Mais tempo na escola
A busca do equilíbrio entre o ensino público e privado, também levou o governo a antecipar a entrada das crianças na escola. Em 2010, será obrigatória a inclusão do 9° ano escolar. Isso significa que o aluno começa a estudar com seis anos, não mais com sete como era antes, e concluirá o ensino fundamental (1° ao 9°) aos 14 anos. Para o MEC a medida vai oferecer maiores condições de aprendizagem. Além desse item, consta ainda nas metas do PDE a alfabetização de meninos e meninas até os oito anos de idade, faixa etária em que devem saber ler e escrever.
Mas, a alfabetização para esses pequenos brasileirinhos não tem a face tão bela quanto aquelas pintadas em escolas particulares. Muitas crianças veem na sala de aula uma saída para a fome. A merenda escolar é uma de suas poucas refeições diárias e ainda assim a corrupção impede que ela chegue aos estudantes.

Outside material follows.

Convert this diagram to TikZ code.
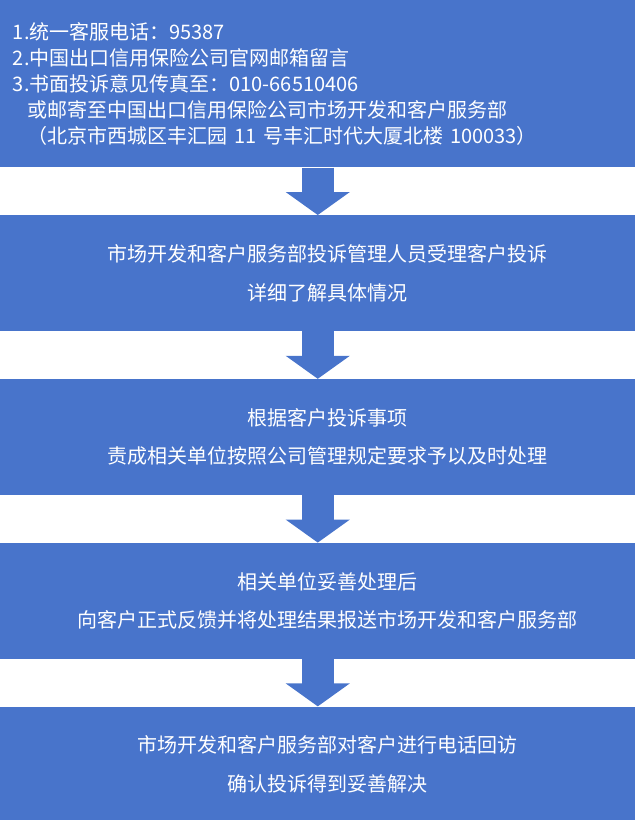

No início de 2009, o governo federal bloqueou o repasse de verbas da merenda para 895 municípios por falta de prestação de contas. Cada cidade possui um Conselho de Alimentação Escolar para fiscalizar os gastos, alguns encontraram irregularidades e outros não puderam gerar relatórios por estarem com mandatos vencidos. Em São Paulo, por exemplo, um escândalo envolvendo a compra de alimentos para os alunos levou a instalação de uma Comissão Parlamentar de Inquérito (CPI) para apurar a denúncia do Ministério Público Estadual de desvio de recursos para financiamento de campanhas políticas.
E se a corrupção da merenda é uma prova do desrespeito com a educação de milhões de crianças. O que dizer do atentado a vida nos transportes desses estudantes? No município de Várzea Alegre, no Ceará, a morte de um estudante, atropelado pelo caminhão que o transportava, junto com seus colegas, teve repercussão nacional, em 2001, e alertou para o risco que correm os alunos de escolas públicas do interior do Brasil.
Existe, atualmente, uma linha de crédito do Banco Nacional de Desenvolvimento Econômico e Social (BNDES), o Pró Escolar, para que municípios e estados financiem ônibus, microônibus e embarcações para o transporte de alunos da zona rural. No último ano, foram disponibilizados R$ 300 milhões através da parceria do MEC com o BNDES. Para garantir a segurança, é exigido que veículos e barcos tenham certificação garantida pelo Instituto Nacional de Metrologia, Normalização e Qualidade Industrial (Inmetro).
Mas, as ações de desempenho, como as citadas nessa reportagem, não teriam efeito algum sem a fiscalização dos brasileiros. O polêmico sistema de cotas trouxe à tona as mazelas da educação pública, desprezada por camadas da sociedade que encontraram no ensino privado uma fuga. Os que não tinham como pagar por uma escola para os filhos, ou seja, cidadãos no papel, porém, sem voz nem representatividade, permaneceram a sorte do destino.
Somente, agora, quando crescem os níveis de violência, que é reflexo do descaso, e diminuem as oportunidades dos que resolvem tudo com dinheiro, a educação ganha o espaço merecido no debate popular. Em 2005, educadores, intelectuais, representantes da sociedade civil, organizações sociais, gestores públicos, e setores da iniciativa privada, criaram o Movimento Todos Pela Educação. O objetivo é contribuir para que os brasileiros tenham uma educação de qualidade. Para isso, os participantes do movimento, sugerem alternativas, fiscalizam gastos e cobram o empenho governamental, na esperança de que, um dia, todos os estudantes deste país possam ser avaliadas apenas pelo seu conhecimento, sem recorrer ao auxilio das cotas.